→ **WHAT YOU SHOULD DO**:
Without the pictures, print the lines running from the beginning of the material to the line containing "0.6, 0.8, 1.0];", both ends included.
-------- DATA EXCERPT --------
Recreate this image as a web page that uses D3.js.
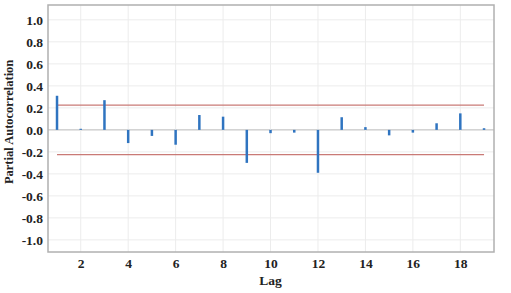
<!DOCTYPE html>
<html>
<head>
<meta charset="utf-8">
<script src="https://cdn.jsdelivr.net/npm/d3@7"></script>
<style>
  body { margin: 0; background: #fff; }
  text { font-family: "Liberation Serif", "DejaVu Serif", serif; font-weight: bold; fill: #222; }
</style>
</head>
<body>
<div id="chart"></div>
<script>
// partial autocorrelation per lag
var lags = [1, 2, 3, 4, 5, 6, 7, 8, 9, 10, 11, 12, 13, 14, 15, 16, 17, 18, 19];
var pacf = [0.31, 0.01, 0.27, -0.12, -0.055, -0.135, 0.135, 0.12, -0.30, -0.03, -0.025, -0.39, 0.115, 0.025, -0.05, -0.025, 0.06, 0.15, 0.015];
var confLimits = [0.225, -0.225];
var xTicks = [2, 4, 6, 8, 10, 12, 14, 16, 18];
var yTicks = [-1.0, -0.8, -0.6, -0.4, -0.2, 0.0, 0.2, 0.4, 0.6, 0.8, 1.0];

var margin = { top: 5, right: 17, bottom: 41, left: 48 },
    width = 511 - margin.left - margin.right,
    height = 293 - margin.top - margin.bottom;

var svg = d3.select("#chart")
    .append("svg")
    .attr("width", 511)
    .attr("height", 293);

var g = svg.append("g")
    .attr("transform", "translate(" + margin.left + "," + margin.top + ")");

var x = d3.scaleLinear().domain([0.62, 19.42]).range([0, width]);
var y = d3.scaleLinear().domain([-1.11, 1.135]).range([height, 0]);

// grid
g.selectAll(".hgrid")
    .data(yTicks)
    .enter().append("line")
    .attr("x1", 0).attr("x2", width)
    .attr("y1", d => y(d)).attr("y2", d => y(d))
    .attr("stroke", d => d === 0 ? "#b8b8b8" : "#ececec")
    .attr("stroke-width", 1);

g.selectAll(".vgrid")
    .data(xTicks)
    .enter().append("line")
    .attr("x1", d => x(d)).attr("x2", d => x(d))
    .attr("y1", 0).attr("y2", height)
    .attr("stroke", "#ececec")
    .attr("stroke-width", 1);

// confidence limits
g.selectAll(".conf")
    .data(confLimits)
    .enter().append("line")
    .attr("x1", x(lags[0])).attr("x2", x(lags[lags.length - 1]))
    .attr("y1", d => y(d)).attr("y2", d => y(d))
    .attr("stroke", "#c97a76")
    .attr("stroke-width", 1.3);

// spikes
g.selectAll(".spike")
    .data(lags)
    .enter().append("line")
    .attr("x1", d => x(d)).attr("x2", d => x(d))
    .attr("y1", y(0))
    .attr("y2", (d, i) => y(pacf[i]))
    .attr("stroke", "#2f74c0")
    .attr("stroke-width", 2.5);

// frame
g.append("rect")
    .attr("width", width).attr("height", height)
    .attr("fill", "none")
    .attr("stroke", "#b0b0b0")
    .attr("stroke-width", 1.5);

// axes
var yAxis = g.append("g")
    .call(d3.axisLeft(y).tickValues(yTicks)
        .tickFormat(d => d3.format(".1f")(d).replace("\u2212", "-"))
        .tickSize(0).tickPadding(5));
yAxis.select(".domain").remove();
yAxis.selectAll("text").style("font-size", "13.5px").attr("fill", "#222");

var xAxis = g.append("g")
    .attr("transform", "translate(0," + height + ")")
    .call(d3.axisBottom(x).tickValues(xTicks).tickFormat(d3.format("d")).tickSize(0).tickPadding(6));
xAxis.select(".domain").remove();
xAxis.selectAll("text").style("font-size", "13.5px").attr("fill", "#222");

// axis titles
svg.append("text")
    .attr("transform", "translate(13," + (margin.top + y(0) - 8) + ") rotate(-90)")
    .attr("text-anchor", "middle")
    .style("font-size", "12.5px")
    .text("Partial Autocorrelation");

svg.append("text")
    .attr("x", margin.left + x(10))
    .attr("y", 285)
    .attr("text-anchor", "middle")
    .style("font-size", "13.5px")
    .text("Lag");
</script>
</body>
</html>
--------
→ **CORRECT OUTPUT**:
Recreate this image as a web page that uses D3.js.
<!DOCTYPE html>
<html>
<head>
<meta charset="utf-8">
<script src="https://cdn.jsdelivr.net/npm/d3@7"></script>
<style>
  body { margin: 0; background: #fff; }
  text { font-family: "Liberation Serif", "DejaVu Serif", serif; font-weight: bold; fill: #222; }
</style>
</head>
<body>
<div id="chart"></div>
<script>
// partial autocorrelation per lag
var lags = [1, 2, 3, 4, 5, 6, 7, 8, 9, 10, 11, 12, 13, 14, 15, 16, 17, 18, 19];
var pacf = [0.31, 0.01, 0.27, -0.12, -0.055, -0.135, 0.135, 0.12, -0.30, -0.03, -0.025, -0.39, 0.115, 0.025, -0.05, -0.025, 0.06, 0.15, 0.015];
var confLimits = [0.225, -0.225];
var xTicks = [2, 4, 6, 8, 10, 12, 14, 16, 18];
var yTicks = [-1.0, -0.8, -0.6, -0.4, -0.2, 0.0, 0.2, 0.4, 0.6, 0.8, 1.0];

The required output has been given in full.